Philip Cross, a former chief economic analyst at Statistics Canada who is now a senior fellow at the Macdonald-Laurier Institute, has long been skeptical of income surveys. “I have no doubt that some people truly are living from paycheque to paycheque,” he said. “I just have a real problem with the idea that it’s nearly half of our society.”

In his more than three decades at Statistics Canada, Mr. Cross says he saw a consistent disconnect between what Canadians reported in surveys versus what was evident from tax data. Respondents tend to underestimate their income.

“Also, if people do get up to a precipice, they have access to more resources than they think,” he said. They can sell assets, for example, or turn to family and friends for help.

Scott Hannah, president of the Credit Counselling Society, a national non-profit based in Vancouver, said most visitors to his offices have options to avoid insolvency. “When it comes down to it, you can eliminate a lot of your wants and still cover most of your necessities,” he said.

Nevertheless, Mr. Hannah estimated that between a fifth and a quarter of Canadians actually do live paycheque to paycheque. The most vulnerable include those who haven’t had opportunities to set money aside for emergencies, particularly recent graduates and young families.
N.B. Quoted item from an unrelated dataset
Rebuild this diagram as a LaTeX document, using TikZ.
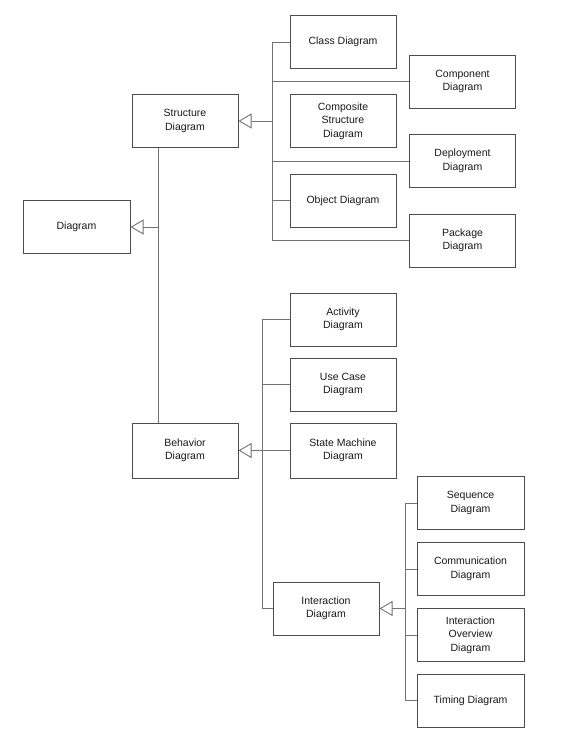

Adding to the financial vulnerability of Canadians are a cornucopia of monthly mortgage, car and credit card payments. Canadian households are now among the most heavily indebted relative to GDP among advanced economies, the International Monetary Fund (IMF) reports.

The problem is not so much that aggregate debt service costs have risen, but that during the past decade, much of the debt has become concentrated in highly vulnerable households. The main culprit in large cities is soaring house prices. Canadians have borrowed ever-increasing sums to acquire them.

The Bank of Canada and IMF, among many others, consistently cite high household debt among the gravest risks to the Canadian economy.

Ottawa responded by imposing stricter mortgage-financing requirements and higher interest rates, which have moderated debt growth in recent years.

Nevertheless, Bank of Canada senior deputy governor Carolyn Wilkins warned last November that in the event of a global economic slowdown, “indebted households facing a deteriorating financial situation would have to adjust their consumption more than they would have had to in the past.”

Having largely failed to discourage or restrain the increasing vulnerability of Canadian households, the Trudeau government is now attempting to cushion the consequences.

The good news, Mr. Tal said, is that unlike previous recessions, this one has an off-ramp: a vaccine targeting the coronavirus. Consumer demand hasn’t disappeared, it has merely been postponed. Laid-off employees won’t be polishing their resumes because they have jobs to return to. “Everything we are doing is simply buying time,” he said.

Just a few weeks in, the estimated cost of bailing out Canadian consumers and businesses has climbed from tens to hundreds of billions of dollars. Provided this support reaches vulnerable households in time, COVID-19′s legacy may not be widespread consumer insolvencies, but rather a ruinous blow to federal finances that could take years to repair.

Last Friday, the Parliamentary Budget Office presented a scenario under which the federal deficit would surge to $112.7 billion in 2020-21, or 5.2 per cent of GDP--a level not seen since the mid 1990s.

“Just two months ago, we were saying: ‘Do you really want to add $1 billion dollars more to the deficit? That’s terrible!’” said Mr. Tal. Now governments are scrambling to unveil measures that cost tens of billions of dollars each. "Are we going to pay for it from a long term perspective? Absolutely.”

In another time or place, such extreme measures might not have been so urgently needed. But that’s not the Canada we live in today.